2013/19: Code Name Verity -- Elizabeth Wein

‘Fräulein Engel, you are not a student of literature,’ he said. ‘The English Flight Officer has studied the craft of the novel. She is making use of suspense and foreshadowing.’ Golly, Engel stared at him. I of course took the opportunity to interpose wi’ pig-headed Wallace pride, ‘I am not English, you ignorant Jerry bastard, I am a SCOT.’ Engel dutifully slapped me into silence and said, ‘She is not writing a novel. She is making a report.’ ‘But she is employing the literary conceits and techniques of a novel. And the meeting you speak of has already occurred – you have been reading it for the past quarter of an hour.’ [loc.839]
Code Name Verity is told in two halves: the first half is the confession of Flight Officer Beaufort-Stuart, a.k.a. 'Queenie', a.k.a. 'Verity', a.k.a Julie, a young woman who is being interrogated by the Gestapo. In that half of the novel, there are several passages told from the point of view of Julie's best friend Maddie, who's an ATA pilot. Julie is a Scottish aristocrat; Maddie, the Jewish granddaughter of an immigrant tradesman. "She and I would not ever have met in peacetime." [loc.1708]

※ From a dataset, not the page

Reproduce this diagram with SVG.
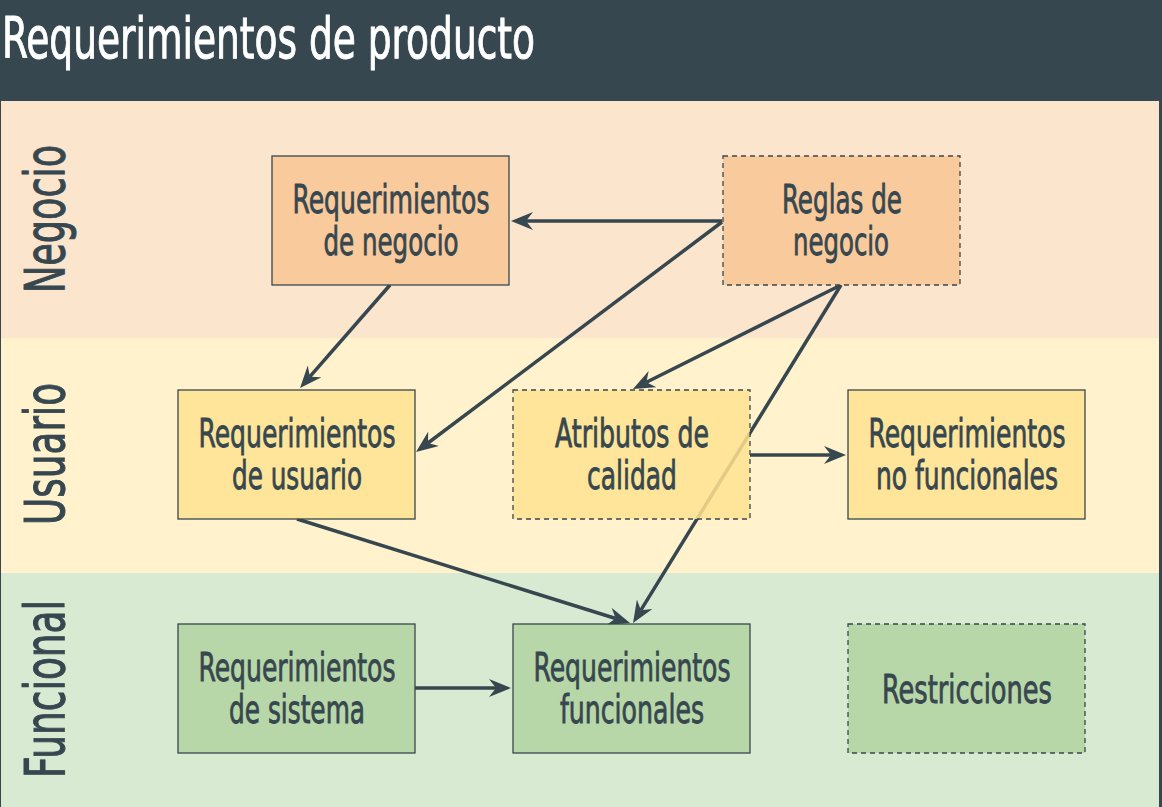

The second half of Code Name Verity is Maddie's account of her first encounter with 'Queenie', her wartime experience as a female pilot, her involvement with the French Resistance, and the ultimate test of her friendship with Julie.

If it wasn't already evident from hints and inconsistencies in Julie's narrative, it quickly becomes clear that Julie is not a reliable narrator -- not to the Germans, and not in her own confession. (The latter is unsurprising, given that the journal is being read by Fräulein Engel, the Gestapo translator and occasional torturer.) There are several scenes that are presented first from one point of view, then -- with completely different significance and emotional weight -- from another's.

The shadings of morality in Code Name Verity are as difficult to distinguish as the elements of truth. Von Linden, the Gestapo captain in charge of extracting Julie's confession, is not a stereotypical villainous Nazi but a cultured man who is caught up in his prisoner's story. Some of the Resistance fighters have feet of clay (or worse). Nothing is simple: nobody's loyalty is predicated upon their nationality or their military rank: no one acts only for a single reason.

It's hard to discuss the plot without revealing key aspects. Instead, I'll write about how engaged I was by both Julie and Maddie: by Julie's blend of (self-professed) cowardice and (evident) courage; by Maddie's love of flying and of the machinery that lets her do it; by their friendship, which is much more important to them than any romantic liaisons. (Indeed there are very few of those, and they're mentioned only in passing.) I like Julie's wildly emphatic, almost schoolgirlish, prose style, and Maddie's lyricism when she describes flights over wartime England: "whole and fragile from the air in the space of an afternoon, from coast to coast, holding its breath in a glass lens of summer and sunlight. All about to be swallowed in nights of flame and blackout." [loc.411]

I think this might be one of the best novels about female friendship that I have ever read.

It made me cry. But it also made me smile.